Emily Kapitza is a senior graduating from Stockton with a Visual Arts BFA with a concentration in Studio Art and her focus being painting. She is an abstract artist based in Absecon, New Jersey and has a small business, Mimi’s Masterpieces LLC, where she takes commissions and sells her paintings. She hopes to one day open a collaborative studio center for artists and creative people to use and to have a studio space where they can also work alongside other artists.
Instagram:
@mimis.masterpieces333
Resume:
Artist Statement:
Flow of The Mind, 2022-23
Thinned down oil paint on unstretched canvas and stretched canvas; acrylic on canvas
When I created my paintings, I no longer thought about the world around me and was transported to another universe. When choosing colors, I left it up to chance and chose what felt right in the moment. People often forget that color is not just simply a visual experience but also an emotional one. Mixing my paints felt like making potions, except there were no measurements. Once my mixtures were done was where the real magic happened. Watching the paint flow from the cup onto the canvas and off while manipulating the canvas to create an unexpected combination of colors. Watching all the little bubbles and swirls form into each other is something you can’t unsee or replicate twice. Letting the paint flow and work its magic has been a meditative and cathartic experience.
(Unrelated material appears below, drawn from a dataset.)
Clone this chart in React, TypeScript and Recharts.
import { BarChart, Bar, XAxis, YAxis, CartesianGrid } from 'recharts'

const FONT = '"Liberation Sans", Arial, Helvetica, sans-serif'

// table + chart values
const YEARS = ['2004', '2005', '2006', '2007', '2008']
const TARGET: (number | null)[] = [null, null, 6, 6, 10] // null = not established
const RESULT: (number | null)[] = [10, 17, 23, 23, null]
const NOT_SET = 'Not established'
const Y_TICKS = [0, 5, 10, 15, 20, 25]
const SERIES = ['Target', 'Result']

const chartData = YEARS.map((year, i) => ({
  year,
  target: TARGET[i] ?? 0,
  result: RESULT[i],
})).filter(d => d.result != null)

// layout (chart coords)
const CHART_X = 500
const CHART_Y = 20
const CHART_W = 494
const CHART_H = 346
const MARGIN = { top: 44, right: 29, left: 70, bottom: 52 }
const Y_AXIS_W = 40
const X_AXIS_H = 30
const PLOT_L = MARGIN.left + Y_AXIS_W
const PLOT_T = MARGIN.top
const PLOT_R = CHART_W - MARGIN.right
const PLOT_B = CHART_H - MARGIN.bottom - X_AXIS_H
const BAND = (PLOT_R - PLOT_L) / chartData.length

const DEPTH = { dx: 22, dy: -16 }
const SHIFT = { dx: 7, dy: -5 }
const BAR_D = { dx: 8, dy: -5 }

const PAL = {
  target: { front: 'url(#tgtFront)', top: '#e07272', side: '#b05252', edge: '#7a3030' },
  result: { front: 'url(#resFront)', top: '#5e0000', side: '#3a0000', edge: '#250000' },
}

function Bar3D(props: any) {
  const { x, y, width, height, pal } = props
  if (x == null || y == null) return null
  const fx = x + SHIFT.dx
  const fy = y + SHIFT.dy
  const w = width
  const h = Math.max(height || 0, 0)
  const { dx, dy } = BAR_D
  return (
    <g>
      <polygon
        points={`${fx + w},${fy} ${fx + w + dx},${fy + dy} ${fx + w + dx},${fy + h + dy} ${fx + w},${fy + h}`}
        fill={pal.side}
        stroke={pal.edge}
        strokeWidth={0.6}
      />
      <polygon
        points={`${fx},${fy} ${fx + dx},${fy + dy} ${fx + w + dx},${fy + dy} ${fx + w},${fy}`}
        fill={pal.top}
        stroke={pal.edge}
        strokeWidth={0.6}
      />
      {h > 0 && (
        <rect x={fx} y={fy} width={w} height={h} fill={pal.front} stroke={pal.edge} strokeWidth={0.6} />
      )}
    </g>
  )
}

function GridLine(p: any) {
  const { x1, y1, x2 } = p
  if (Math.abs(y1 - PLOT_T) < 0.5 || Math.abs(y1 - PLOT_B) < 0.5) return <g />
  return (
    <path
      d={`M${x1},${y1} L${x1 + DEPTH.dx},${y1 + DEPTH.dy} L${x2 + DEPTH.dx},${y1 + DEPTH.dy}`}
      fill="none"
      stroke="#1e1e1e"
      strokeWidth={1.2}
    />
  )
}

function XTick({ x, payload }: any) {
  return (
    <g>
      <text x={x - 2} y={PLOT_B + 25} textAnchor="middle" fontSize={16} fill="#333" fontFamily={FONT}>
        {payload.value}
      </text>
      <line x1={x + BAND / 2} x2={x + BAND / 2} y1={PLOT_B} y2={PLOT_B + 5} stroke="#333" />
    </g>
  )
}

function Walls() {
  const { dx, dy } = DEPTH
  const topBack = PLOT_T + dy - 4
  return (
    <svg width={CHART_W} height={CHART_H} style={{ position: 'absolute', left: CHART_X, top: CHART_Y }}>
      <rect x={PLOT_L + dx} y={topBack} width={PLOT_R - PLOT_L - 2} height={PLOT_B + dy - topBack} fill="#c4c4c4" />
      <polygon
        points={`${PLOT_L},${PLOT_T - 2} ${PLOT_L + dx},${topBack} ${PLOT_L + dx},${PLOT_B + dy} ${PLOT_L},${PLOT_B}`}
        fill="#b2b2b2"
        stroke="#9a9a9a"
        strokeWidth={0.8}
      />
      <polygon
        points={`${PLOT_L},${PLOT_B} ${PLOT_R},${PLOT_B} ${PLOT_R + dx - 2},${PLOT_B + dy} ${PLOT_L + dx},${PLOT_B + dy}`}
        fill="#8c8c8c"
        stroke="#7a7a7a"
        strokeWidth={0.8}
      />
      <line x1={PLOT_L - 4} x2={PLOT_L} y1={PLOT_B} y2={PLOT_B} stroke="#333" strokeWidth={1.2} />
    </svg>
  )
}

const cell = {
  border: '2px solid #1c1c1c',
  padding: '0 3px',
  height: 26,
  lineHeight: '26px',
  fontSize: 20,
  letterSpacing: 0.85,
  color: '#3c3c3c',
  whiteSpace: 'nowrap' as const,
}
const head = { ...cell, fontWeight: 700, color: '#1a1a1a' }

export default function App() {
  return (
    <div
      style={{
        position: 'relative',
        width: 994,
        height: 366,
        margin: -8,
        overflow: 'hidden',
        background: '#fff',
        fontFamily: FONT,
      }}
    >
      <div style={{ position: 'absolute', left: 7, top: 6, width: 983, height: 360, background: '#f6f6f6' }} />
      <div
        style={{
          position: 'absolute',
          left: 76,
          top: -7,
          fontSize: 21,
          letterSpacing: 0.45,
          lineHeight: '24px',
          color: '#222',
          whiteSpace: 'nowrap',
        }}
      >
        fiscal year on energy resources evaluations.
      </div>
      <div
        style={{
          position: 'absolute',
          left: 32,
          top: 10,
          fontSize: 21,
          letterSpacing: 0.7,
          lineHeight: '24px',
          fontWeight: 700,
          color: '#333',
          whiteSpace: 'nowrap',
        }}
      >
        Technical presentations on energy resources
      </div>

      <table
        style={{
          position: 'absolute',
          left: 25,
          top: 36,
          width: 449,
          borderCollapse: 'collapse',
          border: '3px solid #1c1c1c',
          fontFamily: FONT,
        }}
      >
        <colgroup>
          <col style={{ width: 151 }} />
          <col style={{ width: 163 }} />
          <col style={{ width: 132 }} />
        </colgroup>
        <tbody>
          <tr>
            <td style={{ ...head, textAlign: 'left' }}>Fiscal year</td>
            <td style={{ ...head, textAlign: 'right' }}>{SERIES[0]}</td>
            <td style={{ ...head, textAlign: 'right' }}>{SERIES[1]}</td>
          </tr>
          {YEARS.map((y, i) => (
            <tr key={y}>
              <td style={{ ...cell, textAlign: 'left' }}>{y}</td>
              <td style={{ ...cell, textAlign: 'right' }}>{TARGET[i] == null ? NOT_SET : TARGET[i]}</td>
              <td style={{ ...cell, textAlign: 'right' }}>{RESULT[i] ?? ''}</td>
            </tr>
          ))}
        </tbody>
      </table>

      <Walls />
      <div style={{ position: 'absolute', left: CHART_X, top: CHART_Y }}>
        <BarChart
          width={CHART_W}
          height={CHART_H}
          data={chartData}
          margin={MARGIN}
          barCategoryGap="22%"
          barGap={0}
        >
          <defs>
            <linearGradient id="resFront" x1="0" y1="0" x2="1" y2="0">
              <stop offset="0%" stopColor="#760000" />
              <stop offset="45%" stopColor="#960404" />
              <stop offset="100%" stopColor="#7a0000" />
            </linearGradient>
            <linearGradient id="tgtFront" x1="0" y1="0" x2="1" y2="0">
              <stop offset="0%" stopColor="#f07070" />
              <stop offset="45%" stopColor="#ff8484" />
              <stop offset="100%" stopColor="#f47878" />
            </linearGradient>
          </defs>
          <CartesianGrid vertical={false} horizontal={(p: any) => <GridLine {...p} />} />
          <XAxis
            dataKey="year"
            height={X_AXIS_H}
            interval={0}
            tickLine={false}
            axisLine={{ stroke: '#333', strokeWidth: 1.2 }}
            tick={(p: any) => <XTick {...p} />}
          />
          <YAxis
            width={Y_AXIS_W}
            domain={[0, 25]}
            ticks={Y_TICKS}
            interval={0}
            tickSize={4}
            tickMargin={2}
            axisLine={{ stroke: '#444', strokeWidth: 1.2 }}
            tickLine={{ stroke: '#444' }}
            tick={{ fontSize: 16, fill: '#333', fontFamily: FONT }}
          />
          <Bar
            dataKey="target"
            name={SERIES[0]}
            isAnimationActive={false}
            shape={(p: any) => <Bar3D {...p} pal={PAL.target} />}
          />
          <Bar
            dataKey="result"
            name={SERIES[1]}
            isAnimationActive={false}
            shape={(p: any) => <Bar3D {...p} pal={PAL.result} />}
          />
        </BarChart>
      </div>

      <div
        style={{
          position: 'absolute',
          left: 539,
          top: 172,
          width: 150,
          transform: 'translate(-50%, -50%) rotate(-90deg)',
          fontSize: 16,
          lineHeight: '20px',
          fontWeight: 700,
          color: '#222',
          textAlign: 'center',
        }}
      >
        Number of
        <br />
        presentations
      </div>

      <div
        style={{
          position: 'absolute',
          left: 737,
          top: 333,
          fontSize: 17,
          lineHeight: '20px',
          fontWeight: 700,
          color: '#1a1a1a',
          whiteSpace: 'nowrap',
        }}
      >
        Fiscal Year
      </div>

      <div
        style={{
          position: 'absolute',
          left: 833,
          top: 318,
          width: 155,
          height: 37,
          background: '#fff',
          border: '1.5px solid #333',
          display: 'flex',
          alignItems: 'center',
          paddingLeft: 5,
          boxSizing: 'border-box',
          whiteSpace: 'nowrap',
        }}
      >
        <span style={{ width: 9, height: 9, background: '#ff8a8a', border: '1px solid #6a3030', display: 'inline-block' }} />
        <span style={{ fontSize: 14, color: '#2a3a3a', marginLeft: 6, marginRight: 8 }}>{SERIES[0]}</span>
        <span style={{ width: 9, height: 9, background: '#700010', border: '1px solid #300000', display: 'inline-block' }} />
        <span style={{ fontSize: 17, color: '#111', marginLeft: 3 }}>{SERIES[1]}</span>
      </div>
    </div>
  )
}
I assembled the installation like I created paintings. I embraced chance and looked for the beautiful chaos and the color relationships that felt right in the moment; adding layers and taking some away, looking for significant and obvious color combinations and relationships while also matching up the splatter marks on the edges
The opacity of the solid color canvases also speak to that feeling of numbness. The stillness of color and the opacity, in contrast with the chaos of other paintings, depicts what feeling mentally numb while still feeling a range of emotions can look like.
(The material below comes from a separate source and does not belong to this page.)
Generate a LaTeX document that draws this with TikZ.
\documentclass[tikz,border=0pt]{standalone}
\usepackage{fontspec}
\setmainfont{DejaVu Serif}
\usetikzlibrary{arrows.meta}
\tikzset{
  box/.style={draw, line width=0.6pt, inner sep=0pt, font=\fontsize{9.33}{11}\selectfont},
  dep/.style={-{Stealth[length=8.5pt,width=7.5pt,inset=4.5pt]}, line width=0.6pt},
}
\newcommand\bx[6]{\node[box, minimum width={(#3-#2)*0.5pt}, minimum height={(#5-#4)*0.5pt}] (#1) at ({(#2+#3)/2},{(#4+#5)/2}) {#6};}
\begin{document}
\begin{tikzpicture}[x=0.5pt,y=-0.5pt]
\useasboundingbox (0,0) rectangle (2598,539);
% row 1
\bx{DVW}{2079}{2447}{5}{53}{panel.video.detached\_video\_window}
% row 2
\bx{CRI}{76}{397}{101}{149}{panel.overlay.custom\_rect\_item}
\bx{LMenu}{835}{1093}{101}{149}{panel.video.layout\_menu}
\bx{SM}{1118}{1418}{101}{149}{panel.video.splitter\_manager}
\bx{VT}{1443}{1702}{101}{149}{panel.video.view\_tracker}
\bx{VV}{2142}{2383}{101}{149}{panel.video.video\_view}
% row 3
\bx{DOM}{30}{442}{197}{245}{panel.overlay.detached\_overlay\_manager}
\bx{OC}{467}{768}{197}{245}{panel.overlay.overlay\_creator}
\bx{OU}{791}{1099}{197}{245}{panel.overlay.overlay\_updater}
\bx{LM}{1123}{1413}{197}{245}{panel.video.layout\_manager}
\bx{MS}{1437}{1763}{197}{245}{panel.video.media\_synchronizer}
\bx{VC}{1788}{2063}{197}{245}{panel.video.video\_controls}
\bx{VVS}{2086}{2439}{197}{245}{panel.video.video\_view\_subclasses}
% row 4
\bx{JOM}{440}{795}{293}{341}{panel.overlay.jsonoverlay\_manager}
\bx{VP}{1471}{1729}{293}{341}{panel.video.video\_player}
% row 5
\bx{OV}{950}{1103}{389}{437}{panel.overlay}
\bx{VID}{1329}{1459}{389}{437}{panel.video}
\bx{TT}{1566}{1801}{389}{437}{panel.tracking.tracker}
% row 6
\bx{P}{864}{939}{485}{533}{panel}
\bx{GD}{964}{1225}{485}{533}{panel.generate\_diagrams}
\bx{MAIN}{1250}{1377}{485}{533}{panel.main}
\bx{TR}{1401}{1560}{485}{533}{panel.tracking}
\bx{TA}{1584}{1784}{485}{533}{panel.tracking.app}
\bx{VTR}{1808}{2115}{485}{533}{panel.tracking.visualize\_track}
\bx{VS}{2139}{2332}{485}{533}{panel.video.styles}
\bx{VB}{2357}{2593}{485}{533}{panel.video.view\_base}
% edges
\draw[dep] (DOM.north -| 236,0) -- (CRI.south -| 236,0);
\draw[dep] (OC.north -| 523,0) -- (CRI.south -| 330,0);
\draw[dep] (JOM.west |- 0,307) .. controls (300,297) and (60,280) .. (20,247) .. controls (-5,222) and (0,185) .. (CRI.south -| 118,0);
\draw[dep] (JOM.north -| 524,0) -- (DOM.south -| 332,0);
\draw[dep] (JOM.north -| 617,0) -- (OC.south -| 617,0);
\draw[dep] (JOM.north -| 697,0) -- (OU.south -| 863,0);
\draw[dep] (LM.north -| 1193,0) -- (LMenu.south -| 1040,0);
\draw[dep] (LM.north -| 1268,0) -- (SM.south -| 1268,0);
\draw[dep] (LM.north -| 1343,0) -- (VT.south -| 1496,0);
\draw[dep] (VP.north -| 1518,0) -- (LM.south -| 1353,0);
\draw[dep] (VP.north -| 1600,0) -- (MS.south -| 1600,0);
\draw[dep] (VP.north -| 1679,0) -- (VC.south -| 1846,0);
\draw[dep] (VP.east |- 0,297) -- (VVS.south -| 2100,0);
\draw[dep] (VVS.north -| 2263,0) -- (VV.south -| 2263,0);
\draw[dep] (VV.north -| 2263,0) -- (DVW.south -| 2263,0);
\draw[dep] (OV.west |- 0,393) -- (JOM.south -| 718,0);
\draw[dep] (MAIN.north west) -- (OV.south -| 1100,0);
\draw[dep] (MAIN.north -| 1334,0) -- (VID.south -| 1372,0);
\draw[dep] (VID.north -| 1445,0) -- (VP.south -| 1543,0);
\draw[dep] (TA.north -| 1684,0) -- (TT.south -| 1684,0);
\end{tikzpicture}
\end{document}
Each painting has my mood and emotions poured and painted on to the surface, locked in place forever on the surface. Helen Frankelthaler, an abstract expressionist known best for her acrylic pour paints said it best, “One really beautiful wrist motion, that is synchronized with your head and your heart, and you have it…It looks as if it were born in a minute.”
View the installation as a whole, where the paintings “flow” into each other, but also get up close to see the complexities in the color relationships and the layering.